PCI DSS compliance guide

PCI DSS v4.0 explained for the team that has to implement it. Merchant levels, the right SAQ, the 12 requirements, and the scope-reduction moves that turn a six-month project into a six-week one.

What PCI DSS is

The Payment Card Industry Data Security Standard (PCI DSS) is the contractual security standard imposed by Visa, Mastercard, AmEx, Discover and JCB on any organisation that stores, processes or transmits cardholder data. It is enforced through your acquirer (your payment processor's bank), not by a government — but the contractual penalties and breach liabilities are substantial.

v4.0 is the current version. v3.2.1 was retired on 31 March 2024, and the future-dated v4.0 requirements become mandatory on 31 March 2025.

The 12 requirements (six goals)

  • Build and maintain a secure network (1–2): firewalls, no vendor defaults
  • Protect cardholder data (3–4): storage, transmission encryption
  • Maintain a vulnerability programme (5–6): anti-malware, secure development
  • Strong access control (7–8–9): need-to-know, MFA, physical access
  • Monitor and test networks (10–11): logging, scanning, pen testing
  • Information security policy (12): governance and awareness

A practical implementation path

Step 1

Reduce scope first

Every system that stores, processes or transmits card data — plus anything connected to it — is in scope. Tokenisation, hosted payment pages and segmentation can shrink that list dramatically. Do this before requirement 1.
Step 2

Pick the right SAQ

The Self-Assessment Questionnaire you complete depends on how you handle card data. Wrong SAQ = invalid attestation. When in doubt, default to SAQ D and exclude what doesn't apply, rather than picking a thinner SAQ you don't qualify for.
Step 3

Implement the 12 requirements

Map current controls to each requirement. Document the gaps, assign owners, set dates. v4.0 introduces a "customised approach" — you can meet a requirement's objective using alternative controls, with a documented Customised Approach Object.
Step 4

Quarterly scans, annual pen test

Approved Scanning Vendor (ASV) scans every quarter — clean scan required for attestation. Internal vulnerability scans every three months. Penetration test annually and on significant change.
Step 5

Complete and submit your attestation

Sign the Attestation of Compliance (AOC). Submit to your acquirer or directly to the card brands if you are Level 1. Keep evidence for the next assessment cycle.

PCI without spreadsheets

PCI DSS is the densest of the standards we cover — twelve requirements, dozens of sub-requirements, evidence per quarter. A workspace that ties requirements to controls, owners and evidence saves more time here than anywhere else.

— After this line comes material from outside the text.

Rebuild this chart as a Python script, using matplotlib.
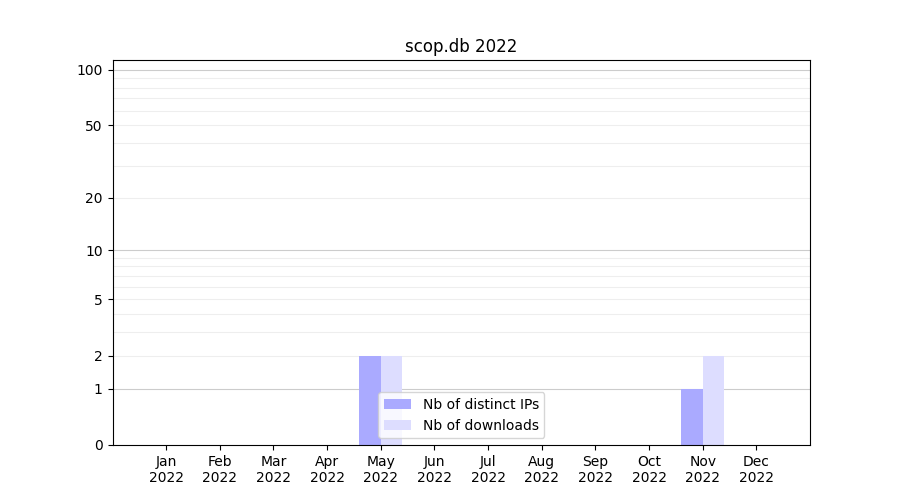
import numpy as np
import matplotlib
matplotlib.use("Agg")
import matplotlib.pyplot as plt

months = ["Jan", "Feb", "Mar", "Apr", "May", "Jun",
          "Jul", "Aug", "Sep", "Oct", "Nov", "Dec"]
year = "2022"
distinct_ips = [0, 0, 0, 0, 2, 0, 0, 0, 0, 0, 1, 0]
downloads = [0, 0, 0, 0, 2, 0, 0, 0, 0, 0, 2, 0]

major_ticks = [1, 10, 100]
minor_ticks = [2, 3, 4, 5, 6, 7, 8, 9, 20, 30, 40, 50, 60, 70, 80, 90]
label_ticks = [0, 1, 2, 5, 10, 20, 50, 100]


def fwd(v):
    return np.log10(1 + np.clip(v, 0, None))


def inv(v):
    return 10 ** v - 1


fig, ax = plt.subplots(figsize=(9, 5), dpi=100)
x = np.arange(1, len(months) + 1)
w = 0.4
ax.bar(x - w / 2, distinct_ips, width=w, color="#aaaaff", label="Nb of distinct IPs")
ax.bar(x + w / 2, downloads, width=w, color="#ddddff", label="Nb of downloads")

ax.set_yscale("function", functions=(fwd, inv))
ax.set_ylim(0, 113)
ax.set_xlim(0, 13)

for v in major_ticks:
    ax.axhline(v, color="#cccccc", lw=0.8, zorder=0)
for v in minor_ticks:
    ax.axhline(v, color="#eeeeee", lw=0.8, zorder=0)

ax.set_yticks(label_ticks)
ax.set_yticklabels([str(v) for v in label_ticks])
ax.yaxis.set_minor_locator(matplotlib.ticker.NullLocator())
ax.set_xticks(x)
ax.set_xticklabels([f"{m}\n{year}" for m in months])

ax.set_title("scop.db 2022")
ax.legend(loc="lower center")

fig.savefig("out.png")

ISO-STANDARD.app ships a ready-to-adopt PCI DSS workspace with the risk register, controls catalogue, policies and audit-ready exports already wired together — no spreadsheet sprawl, no consultant lock-in.

Prefer a conversation? Email hello@iso-standard.app — a real human responds within one business day.

Frequently asked questions

Which SAQ do we need?
Depends on how you handle card data. SAQ A: fully outsourced e-commerce. SAQ A-EP: e-commerce with payment page that touches your servers. SAQ D: everyone else, plus all Level 1 merchants. Pick wrong and your attestation is invalid.
When did v4.0 become mandatory?
PCI DSS v4.0 was published in March 2022. v3.2.1 was retired on 31 March 2024. From 31 March 2025, the 'future-dated' v4.0 requirements (about 50 of them) also become mandatory.
What are merchant levels?
Level 1: >6M card transactions/year (Visa) — requires annual on-site QSA assessment. Level 2: 1–6M — usually self-assessment with QSA review. Level 3: 20k–1M e-commerce. Level 4: <20k e-commerce or <1M total — self-assessment via the appropriate SAQ.
Can we reduce PCI scope?
Yes, and it's usually the highest-leverage thing you can do. Tokenisation, hosted payment pages, network segmentation, and never storing the PAN in your environment are the four big moves. Done well, you go from SAQ D to SAQ A.